Task to complete: Return every record below exactly as written, but leave out the pictures.

Dataset excerpts:
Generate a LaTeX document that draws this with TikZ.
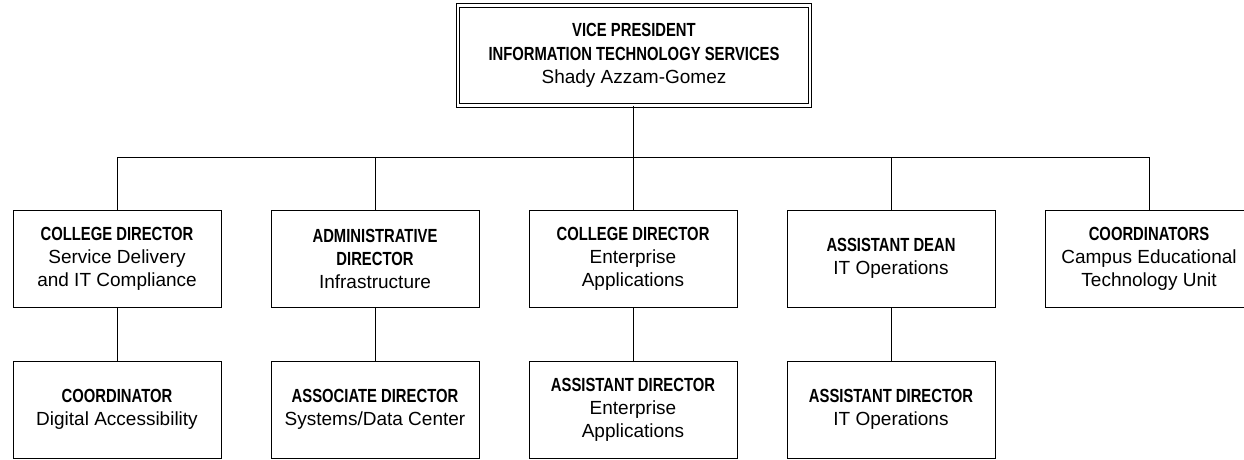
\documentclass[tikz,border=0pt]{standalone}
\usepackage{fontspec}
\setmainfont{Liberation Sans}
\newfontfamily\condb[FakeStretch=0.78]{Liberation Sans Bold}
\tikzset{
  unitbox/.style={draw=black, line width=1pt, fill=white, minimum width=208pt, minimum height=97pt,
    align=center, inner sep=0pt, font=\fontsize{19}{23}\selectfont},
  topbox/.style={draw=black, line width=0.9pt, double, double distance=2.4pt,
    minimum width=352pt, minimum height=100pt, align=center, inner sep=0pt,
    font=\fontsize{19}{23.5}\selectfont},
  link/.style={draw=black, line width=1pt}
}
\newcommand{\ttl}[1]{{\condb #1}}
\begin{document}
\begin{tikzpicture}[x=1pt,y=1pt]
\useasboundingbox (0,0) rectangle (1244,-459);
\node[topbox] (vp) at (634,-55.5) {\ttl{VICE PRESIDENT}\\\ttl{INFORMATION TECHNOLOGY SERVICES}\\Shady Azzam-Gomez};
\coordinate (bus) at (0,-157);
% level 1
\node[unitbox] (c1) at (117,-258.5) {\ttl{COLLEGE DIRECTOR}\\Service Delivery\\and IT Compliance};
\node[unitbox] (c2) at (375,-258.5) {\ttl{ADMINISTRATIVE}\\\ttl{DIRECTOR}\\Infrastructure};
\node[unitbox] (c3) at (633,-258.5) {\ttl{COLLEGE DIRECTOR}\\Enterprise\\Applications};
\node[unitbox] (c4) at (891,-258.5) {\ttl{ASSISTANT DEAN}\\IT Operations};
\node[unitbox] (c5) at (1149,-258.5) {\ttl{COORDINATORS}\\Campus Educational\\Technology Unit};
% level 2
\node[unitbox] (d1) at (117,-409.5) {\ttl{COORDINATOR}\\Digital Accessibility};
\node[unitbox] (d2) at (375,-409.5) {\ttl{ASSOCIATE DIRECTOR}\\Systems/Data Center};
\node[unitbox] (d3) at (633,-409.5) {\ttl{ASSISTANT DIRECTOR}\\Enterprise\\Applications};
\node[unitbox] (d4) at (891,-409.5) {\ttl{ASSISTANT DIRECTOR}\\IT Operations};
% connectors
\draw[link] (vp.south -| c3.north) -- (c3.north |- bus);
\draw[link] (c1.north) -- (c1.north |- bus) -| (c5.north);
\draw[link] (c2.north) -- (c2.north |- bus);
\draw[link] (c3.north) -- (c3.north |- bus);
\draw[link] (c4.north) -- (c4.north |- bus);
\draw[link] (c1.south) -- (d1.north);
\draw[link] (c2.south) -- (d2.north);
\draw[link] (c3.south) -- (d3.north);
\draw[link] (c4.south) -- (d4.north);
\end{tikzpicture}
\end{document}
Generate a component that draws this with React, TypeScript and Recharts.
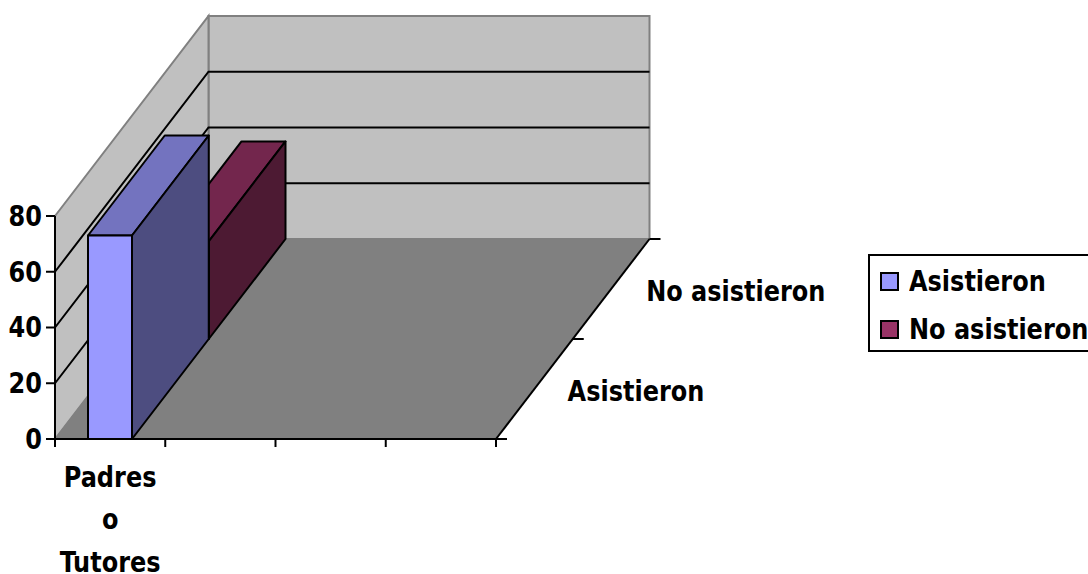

Answer to the exercise:
Generate a LaTeX document that draws this with TikZ.
\documentclass[tikz,border=0pt]{standalone}
\usepackage{fontspec}
\setmainfont{Liberation Sans}
\newfontfamily\condb[FakeStretch=0.78]{Liberation Sans Bold}
\tikzset{
  unitbox/.style={draw=black, line width=1pt, fill=white, minimum width=208pt, minimum height=97pt,
    align=center, inner sep=0pt, font=\fontsize{19}{23}\selectfont},
  topbox/.style={draw=black, line width=0.9pt, double, double distance=2.4pt,
    minimum width=352pt, minimum height=100pt, align=center, inner sep=0pt,
    font=\fontsize{19}{23.5}\selectfont},
  link/.style={draw=black, line width=1pt}
}
\newcommand{\ttl}[1]{{\condb #1}}
\begin{document}
\begin{tikzpicture}[x=1pt,y=1pt]
\useasboundingbox (0,0) rectangle (1244,-459);
\node[topbox] (vp) at (634,-55.5) {\ttl{VICE PRESIDENT}\\\ttl{INFORMATION TECHNOLOGY SERVICES}\\Shady Azzam-Gomez};
\coordinate (bus) at (0,-157);
% level 1
\node[unitbox] (c1) at (117,-258.5) {\ttl{COLLEGE DIRECTOR}\\Service Delivery\\and IT Compliance};
\node[unitbox] (c2) at (375,-258.5) {\ttl{ADMINISTRATIVE}\\\ttl{DIRECTOR}\\Infrastructure};
\node[unitbox] (c3) at (633,-258.5) {\ttl{COLLEGE DIRECTOR}\\Enterprise\\Applications};
\node[unitbox] (c4) at (891,-258.5) {\ttl{ASSISTANT DEAN}\\IT Operations};
\node[unitbox] (c5) at (1149,-258.5) {\ttl{COORDINATORS}\\Campus Educational\\Technology Unit};
% level 2
\node[unitbox] (d1) at (117,-409.5) {\ttl{COORDINATOR}\\Digital Accessibility};
\node[unitbox] (d2) at (375,-409.5) {\ttl{ASSOCIATE DIRECTOR}\\Systems/Data Center};
\node[unitbox] (d3) at (633,-409.5) {\ttl{ASSISTANT DIRECTOR}\\Enterprise\\Applications};
\node[unitbox] (d4) at (891,-409.5) {\ttl{ASSISTANT DIRECTOR}\\IT Operations};
% connectors
\draw[link] (vp.south -| c3.north) -- (c3.north |- bus);
\draw[link] (c1.north) -- (c1.north |- bus) -| (c5.north);
\draw[link] (c2.north) -- (c2.north |- bus);
\draw[link] (c3.north) -- (c3.north |- bus);
\draw[link] (c4.north) -- (c4.north |- bus);
\draw[link] (c1.south) -- (d1.north);
\draw[link] (c2.south) -- (d2.north);
\draw[link] (c3.south) -- (d3.north);
\draw[link] (c4.south) -- (d4.north);
\end{tikzpicture}
\end{document}
Generate a component that draws this with React, TypeScript and Recharts.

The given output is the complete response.